Sunday, April 20, 2008
Manish Mohan is helping to create a Working/Learning blog carnival. I think it was originally created by Dave at Dave's Whiteboard and then Manish agreed to host the April edition. You can read about the definition and thought behind a blog carnival at Dave's blog.
So, here are my thoughts on "Work at Learning, Learning at Work"
There is a mistake that most people make. They think learning should be easy, simple and straightforward. In my experience, it is anything but...
To truly learn something one must exert effort, work up a mental sweat and slog through information and data and try again and again until the information is learned. Think back to learning the multiplication tables or even the alphabet or a new language.
A work hard and try-try-again approach is the exact opposite of how learning is done in most corporations. Most often, the employee is sent to a one or two day session and then expected, at the end of that session, to know everything they need to know with no additional training required. Even a few weeks later if the employee has a question the boss will say "didn't you just go to training for that?" There seems to be a perception at work that learning only takes a one time exposure to the topic.
This is simply not the case. Learning is a process. Learning at work requires an effort, a mental sweat and time for reflection. Does that happen in most workplace educational events...not in my experience. Even e-learning is a one and done.

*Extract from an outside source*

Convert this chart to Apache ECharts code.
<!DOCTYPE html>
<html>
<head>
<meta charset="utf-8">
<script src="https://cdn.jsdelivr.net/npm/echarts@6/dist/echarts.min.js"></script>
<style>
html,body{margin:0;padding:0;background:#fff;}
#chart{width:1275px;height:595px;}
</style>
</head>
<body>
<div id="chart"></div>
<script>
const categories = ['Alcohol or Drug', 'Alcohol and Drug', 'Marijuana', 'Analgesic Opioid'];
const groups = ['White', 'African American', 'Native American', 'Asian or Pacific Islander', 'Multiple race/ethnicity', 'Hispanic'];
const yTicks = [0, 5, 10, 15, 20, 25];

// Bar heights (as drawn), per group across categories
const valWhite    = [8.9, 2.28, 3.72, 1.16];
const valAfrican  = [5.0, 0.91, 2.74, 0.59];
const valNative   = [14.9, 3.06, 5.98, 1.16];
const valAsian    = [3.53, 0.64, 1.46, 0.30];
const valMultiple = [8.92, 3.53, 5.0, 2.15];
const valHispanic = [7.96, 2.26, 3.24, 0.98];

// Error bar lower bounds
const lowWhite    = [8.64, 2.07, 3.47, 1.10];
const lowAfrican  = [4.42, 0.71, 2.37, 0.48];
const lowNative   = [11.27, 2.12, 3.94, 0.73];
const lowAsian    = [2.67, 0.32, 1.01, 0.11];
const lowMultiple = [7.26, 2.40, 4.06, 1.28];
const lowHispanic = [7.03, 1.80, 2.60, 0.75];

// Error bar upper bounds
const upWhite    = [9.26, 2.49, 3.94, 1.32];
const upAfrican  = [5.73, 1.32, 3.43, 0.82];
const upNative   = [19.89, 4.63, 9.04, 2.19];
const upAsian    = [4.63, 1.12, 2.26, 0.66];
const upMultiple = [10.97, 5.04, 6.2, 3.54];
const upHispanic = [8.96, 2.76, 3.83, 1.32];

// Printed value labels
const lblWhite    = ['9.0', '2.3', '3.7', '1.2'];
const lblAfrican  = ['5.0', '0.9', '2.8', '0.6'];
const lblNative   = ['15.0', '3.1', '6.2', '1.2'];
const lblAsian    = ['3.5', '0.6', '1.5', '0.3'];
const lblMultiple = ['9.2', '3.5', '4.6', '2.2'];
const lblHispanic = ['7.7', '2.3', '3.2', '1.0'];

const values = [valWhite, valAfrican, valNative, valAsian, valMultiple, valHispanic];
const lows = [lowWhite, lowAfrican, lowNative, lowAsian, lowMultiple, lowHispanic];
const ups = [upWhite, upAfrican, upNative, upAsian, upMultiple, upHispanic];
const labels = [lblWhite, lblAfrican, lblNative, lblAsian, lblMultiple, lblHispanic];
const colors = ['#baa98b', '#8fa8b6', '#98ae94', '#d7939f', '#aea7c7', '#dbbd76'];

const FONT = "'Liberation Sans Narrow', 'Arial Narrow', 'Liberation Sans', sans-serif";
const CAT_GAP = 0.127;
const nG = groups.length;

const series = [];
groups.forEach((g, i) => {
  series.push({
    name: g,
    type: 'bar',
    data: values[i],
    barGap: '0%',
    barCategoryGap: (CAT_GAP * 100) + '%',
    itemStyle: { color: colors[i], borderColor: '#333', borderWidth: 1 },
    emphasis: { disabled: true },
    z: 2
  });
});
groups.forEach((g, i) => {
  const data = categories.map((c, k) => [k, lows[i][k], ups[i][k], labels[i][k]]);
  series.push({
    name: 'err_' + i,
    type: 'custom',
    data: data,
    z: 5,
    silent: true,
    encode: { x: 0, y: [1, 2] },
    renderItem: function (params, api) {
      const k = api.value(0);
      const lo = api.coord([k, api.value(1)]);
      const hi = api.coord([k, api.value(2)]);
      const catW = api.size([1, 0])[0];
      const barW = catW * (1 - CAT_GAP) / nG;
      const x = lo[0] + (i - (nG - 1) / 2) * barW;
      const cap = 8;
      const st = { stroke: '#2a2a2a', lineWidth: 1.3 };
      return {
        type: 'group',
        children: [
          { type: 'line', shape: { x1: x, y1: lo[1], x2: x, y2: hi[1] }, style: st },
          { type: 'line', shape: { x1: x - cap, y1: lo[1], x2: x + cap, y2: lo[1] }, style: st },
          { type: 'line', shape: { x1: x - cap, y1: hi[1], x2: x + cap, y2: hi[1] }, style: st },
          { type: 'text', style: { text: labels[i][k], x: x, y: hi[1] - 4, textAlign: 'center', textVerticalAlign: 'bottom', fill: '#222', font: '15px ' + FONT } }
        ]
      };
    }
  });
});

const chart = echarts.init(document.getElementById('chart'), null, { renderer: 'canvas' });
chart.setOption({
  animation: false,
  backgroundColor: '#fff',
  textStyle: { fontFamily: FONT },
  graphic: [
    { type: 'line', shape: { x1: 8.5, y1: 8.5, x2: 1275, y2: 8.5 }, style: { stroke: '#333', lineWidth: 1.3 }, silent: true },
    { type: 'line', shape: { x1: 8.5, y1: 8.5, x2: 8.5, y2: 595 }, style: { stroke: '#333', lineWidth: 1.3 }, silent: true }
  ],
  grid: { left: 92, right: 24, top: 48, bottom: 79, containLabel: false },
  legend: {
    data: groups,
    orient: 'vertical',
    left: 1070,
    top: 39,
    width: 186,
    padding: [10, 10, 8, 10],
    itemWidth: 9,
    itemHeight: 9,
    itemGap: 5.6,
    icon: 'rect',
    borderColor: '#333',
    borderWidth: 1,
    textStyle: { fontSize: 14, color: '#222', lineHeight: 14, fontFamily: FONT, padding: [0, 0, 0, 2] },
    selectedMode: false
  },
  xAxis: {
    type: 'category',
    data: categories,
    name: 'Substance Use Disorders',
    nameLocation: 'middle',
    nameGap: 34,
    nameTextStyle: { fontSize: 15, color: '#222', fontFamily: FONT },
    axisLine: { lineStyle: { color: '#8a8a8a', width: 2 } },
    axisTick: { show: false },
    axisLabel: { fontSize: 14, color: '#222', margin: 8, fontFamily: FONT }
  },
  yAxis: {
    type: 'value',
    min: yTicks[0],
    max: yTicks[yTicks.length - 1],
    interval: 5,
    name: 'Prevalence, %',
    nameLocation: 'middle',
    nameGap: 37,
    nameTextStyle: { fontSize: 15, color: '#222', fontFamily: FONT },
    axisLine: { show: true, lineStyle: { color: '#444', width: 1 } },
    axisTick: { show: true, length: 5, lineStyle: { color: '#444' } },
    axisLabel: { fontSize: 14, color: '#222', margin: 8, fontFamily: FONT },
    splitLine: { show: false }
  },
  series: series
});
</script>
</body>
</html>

In fact e-learning is seen as task that the learner/employee should attempt to speed through as quickly as possible. I once evaluated a web-based compliance training course at a financial-related company. The reason for the evaluation was because an employee had done something wrong and caused a federal investigation into the non-compliant event. I investigated the effectiveness of the training course and found the average amount of time employees spent in the e-learning course was 12 minutes. So once a year, for 12 minutes the employees received information on what not to do and it was expected that those 12 minutes would be enough to ensure compliance. Obviously, it wasn't.
Learning at work requires work to learn. Becoming an expert or seasoned employee or even a contributing employee requires work to learn new technologies, new regulations. It requires work to learn about the application of information to new problems. It takes work to learn how to stay up on new concepts and ideas in the field. It takes work to learn to be a manager, supervisor or any other leader of people.
Employees need to work at learning and companies need to allow employees to learn at work. In the long run, it benefits everyone.